In her second match against Vesna Dolonc, she again lost just three games, advancing to the third round after precisely two hours of tennis. What’s more, she notched up another milestone, her 60th match win at the Australian Open, to tie Margaret Court for the most career match wins in the tournament.
And while the heat may have taken a toll around Melbourne Park, it seemed to suit Williams just fine: 10 aces, 24 winners and a meeting with another of the over-30s club, the No31 seed Daniela Hantuchova. The willowy Slovakian reached a ranking of No5 more than a decade ago and the semis in Australia in 2008. She is playing in her 14 Australian Open, her 51st Grand Slam, but her progress to that Williams showdown does not bode well.
Hantuchova was taken to three sets in the first round by Briton Heather Watson, and was kept on court even longer by her second opponent, Karolina Pliskova—a marathon 3hrs13mins.
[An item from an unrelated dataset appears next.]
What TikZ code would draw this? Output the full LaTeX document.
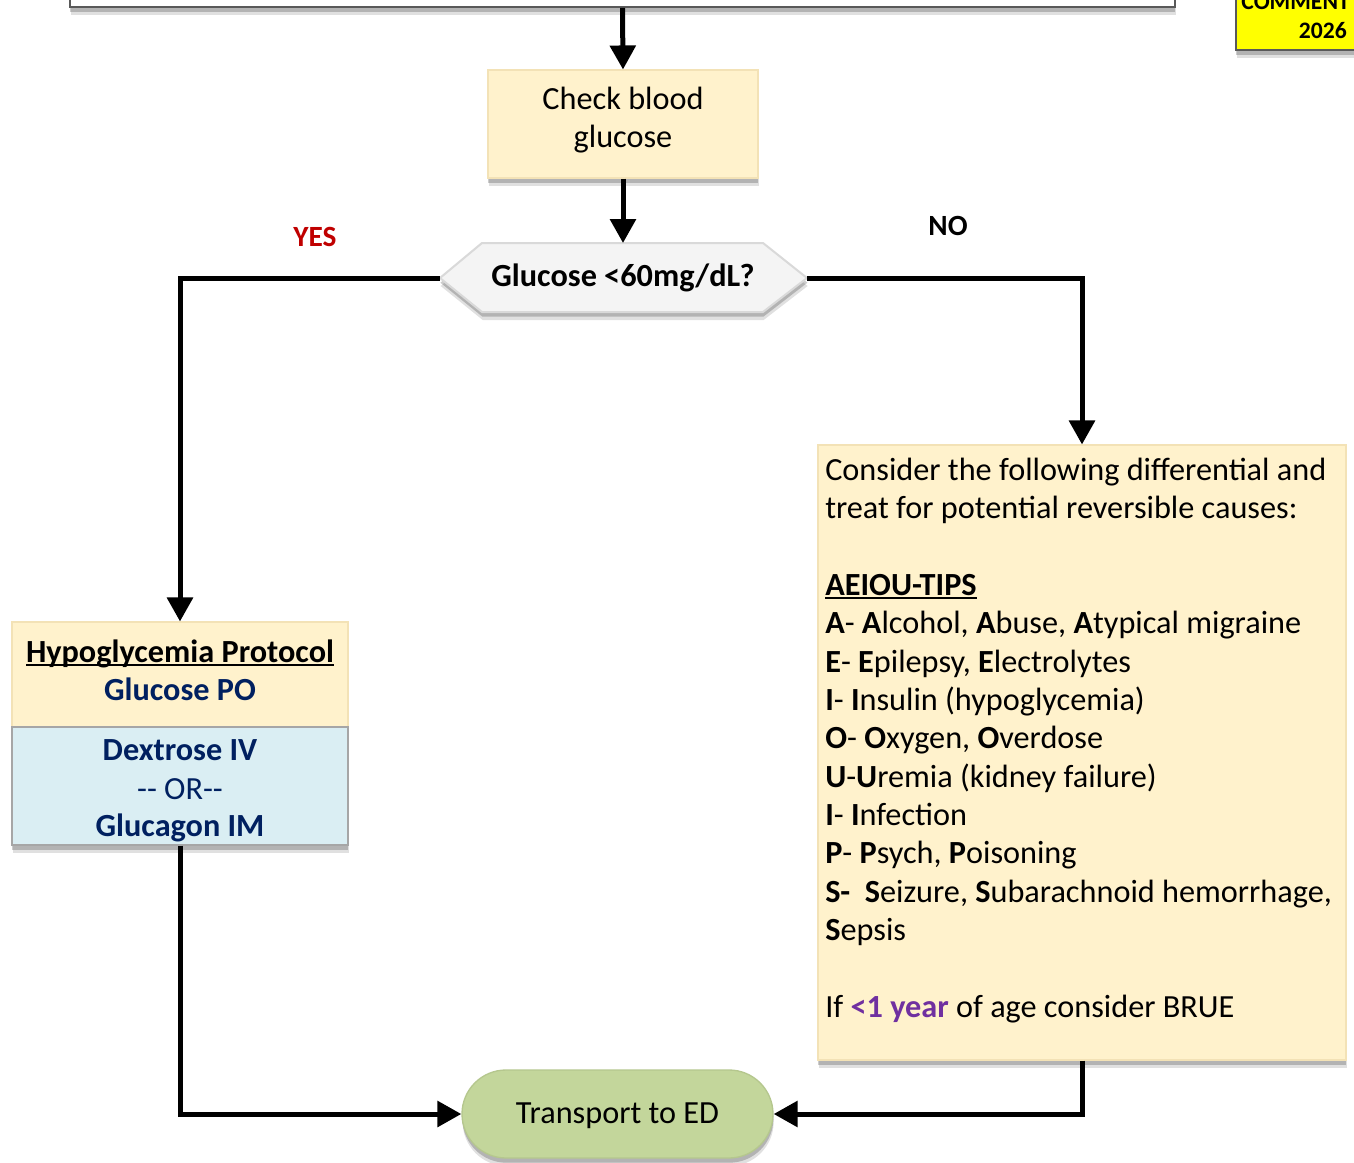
\documentclass[tikz,border=0pt]{standalone}
\usepackage{fontspec}
\setmainfont{Carlito}
\usetikzlibrary{arrows.meta,shadows,shapes.misc}
\definecolor{ylw}{HTML}{FFF2CC}
\definecolor{ylwb}{HTML}{F3E2B6}
\definecolor{blu}{HTML}{DAEEF3}
\definecolor{blub}{HTML}{A6A6A6}
\definecolor{navy}{HTML}{002060}
\definecolor{grn}{HTML}{C3D69B}
\definecolor{grnb}{HTML}{B5C78E}
\definecolor{redc}{HTML}{C00000}
\definecolor{purp}{HTML}{7030A0}
\definecolor{hexf}{HTML}{F4F4F4}
\definecolor{hexb}{HTML}{D9D9D9}
\definecolor{cmty}{HTML}{FFFF00}
\definecolor{dgray}{HTML}{595959}
\newcommand\pxu{0.75pt}
\newcommand\fmain{\fontsize{24.2pt}{29pt}\selectfont}
\newcommand\fsmall{\fontsize{22pt}{26pt}\selectfont}
\newcommand\fcmt{\fontsize{17.7pt}{21pt}\selectfont}
\newcommand\myul[1]{\setbox0\hbox{#1}\rlap{\rule[-2.8pt]{\wd0}{1.4pt}}\box0}
\begin{document}
\begin{tikzpicture}[x=0.75pt,y=-0.75pt,
  conn/.style={line width=3.75pt,-{Triangle[width=19pt,length=18pt]}},
  shd/.style={drop shadow={shadow xshift=0.5pt,shadow yshift=-6pt,opacity=0.12,fill=black},
              drop shadow={shadow xshift=0.3pt,shadow yshift=-3.5pt,opacity=0.2,fill=black}},
  boxy/.style={draw=ylwb,fill=ylw,line width=0.8pt,inner sep=0pt,shd},
  lbl/.style={inner sep=0pt,anchor=base,font=\fmain},
  lbll/.style={inner sep=0pt,anchor=base west,font=\fmain},
]
\useasboundingbox (0,0) rectangle (1354,1163);
\fill[white] (0,0) rectangle (1354,1163);
\clip (0,0) rectangle (1354,1163);

% top box (only its bottom edge is visible)
\node[draw=dgray,fill=white,line width=1.2pt,inner sep=0pt,
      minimum width=1105*\pxu,minimum height=47*\pxu,shd] (topbox) at (622.5,-16.5) {};

% comment box
\node[draw=dgray,fill=cmty,line width=1.5pt,inner sep=0pt,
      minimum width=164*\pxu,minimum height=90*\pxu,shd] (cmt) at (1318,5) {};
\node[inner sep=0pt,anchor=base east,font=\fcmt\bfseries] (cmt1) at (1350,10) {COMMENT};
\node[inner sep=0pt,anchor=base east,font=\fcmt\bfseries] (cmt2) at (1347,39) {2026};

% check blood glucose
\node[boxy,minimum width=270*\pxu,minimum height=108*\pxu] (check) at (623,124) {};
\node[lbl] (check1) at (623,109) {Check blood};
\node[lbl] (check2) at (623,147) {glucose};

% decision hexagon
\coordinate (hexL) at (440,278);
\coordinate (hexR) at (807,278);
\coordinate (hexT) at (623,243);
\filldraw[fill=hexf,draw=hexb,line width=1.5pt,shd]
  (hexL) -- (482,243) -- (763,243) -- (hexR) -- (763,312) -- (482,312) -- cycle;
\node[lbl,font=\fmain\bfseries] (dec) at (623,286) {Glucose <60mg/dL?};

\node[lbl,font=\fsmall\bfseries,text=redc] (yes) at (315,246) {YES};
\node[lbl,font=\fsmall\bfseries] (no) at (948,235) {NO};

% hypoglycemia protocol
\node[boxy,minimum width=336*\pxu,minimum height=105*\pxu] (proto) at (180,674.5) {};
\node[draw=blub,fill=blu,line width=0.8pt,inner sep=0pt,
      minimum width=336*\pxu,minimum height=118*\pxu,shd] (treat) at (180,786) {};
\node[lbl,font=\fmain\bfseries] (p1) at (180,662) {\myul{Hypoglycemia Protocol}};
\node[lbl,font=\fmain\bfseries,text=navy] (p2) at (180,700) {Glucose PO};
\node[lbl,font=\fmain\bfseries,text=navy] (p3) at (180,760) {Dextrose IV};
\node[lbl,text=navy] (p4) at (180,799) {{-}{-} OR{-}{-}};
\node[lbl,font=\fmain\bfseries,text=navy] (p5) at (180,836) {Glucagon IM};

% differential box
\node[boxy,minimum width=528*\pxu,minimum height=615*\pxu] (diff) at (1082,752.5) {};
\node[lbll] (d1) at (825,480) {Consider the following differential and};
\node[lbll] (d2) at (825,518.5) {treat for potential reversible causes:};
\node[lbll] (d3) at (825,595) {\textbf{\myul{AEIOU-TIPS}}};
\node[lbll] (d4) at (825,633.5) {\textbf{A}- \textbf{A}lcohol, \textbf{A}buse, \textbf{A}typical migraine};
\node[lbll] (d5) at (825,672) {\textbf{E}- \textbf{E}pilepsy, \textbf{E}lectrolytes};
\node[lbll] (d6) at (825,710) {\textbf{I}- \textbf{I}nsulin (hypoglycemia)};
\node[lbll] (d7) at (825,748.5) {\textbf{O}- \textbf{O}xygen, \textbf{O}verdose};
\node[lbll] (d8) at (825,787) {\textbf{U}-\textbf{U}remia (kidney failure)};
\node[lbll] (d9) at (825,825) {\textbf{I}- \textbf{I}nfection};
\node[lbll] (d10) at (825,863.5) {\textbf{P}- \textbf{P}sych, \textbf{P}oisoning};
\node[lbll] (d11) at (825,902) {\textbf{S-}\ \ \textbf{S}eizure, \textbf{S}ubarachnoid hemorrhage,};
\node[lbll] (d12) at (825,940) {\textbf{S}epsis};
\node[lbll] (d13) at (825,1017) {If \textcolor{purp}{\textbf{<1 year}} of age consider BRUE};

% transport
\node[rounded rectangle,draw=grnb,fill=grn,line width=1pt,inner sep=0pt,
      minimum width=311*\pxu,minimum height=88*\pxu,shd] (ed) at (617.5,1114) {};
\node[lbl] (edt) at (617.5,1123) {Transport to ED};

% connectors
\draw[conn] (topbox.south) -- (check.north);
\draw[conn] (check.south) -- (hexT);
\draw[conn] (hexL) -| (proto.north);
\draw[conn] (hexR) -| (diff.north);
\draw[conn] (treat.south) |- (ed.west);
\draw[conn] (diff.south) |- (ed.east);
\end{tikzpicture}
\end{document}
Indeed the final 12-10 set lasted only seven minutes less than Williams entire time on court in two matches.
So look out for another record-equalling match from the top seed come Friday: She could hit Lindsay Davenport’s record 69 matches at the Australian Open.
Li has also enjoyed plenty of success in Australia, reaching the finals in 2011 and 2013. Like Williams, her year also started well with the Shenzhen title. The charismatic 31-year-old arrives, too, on the back of one of her most consistent seasons.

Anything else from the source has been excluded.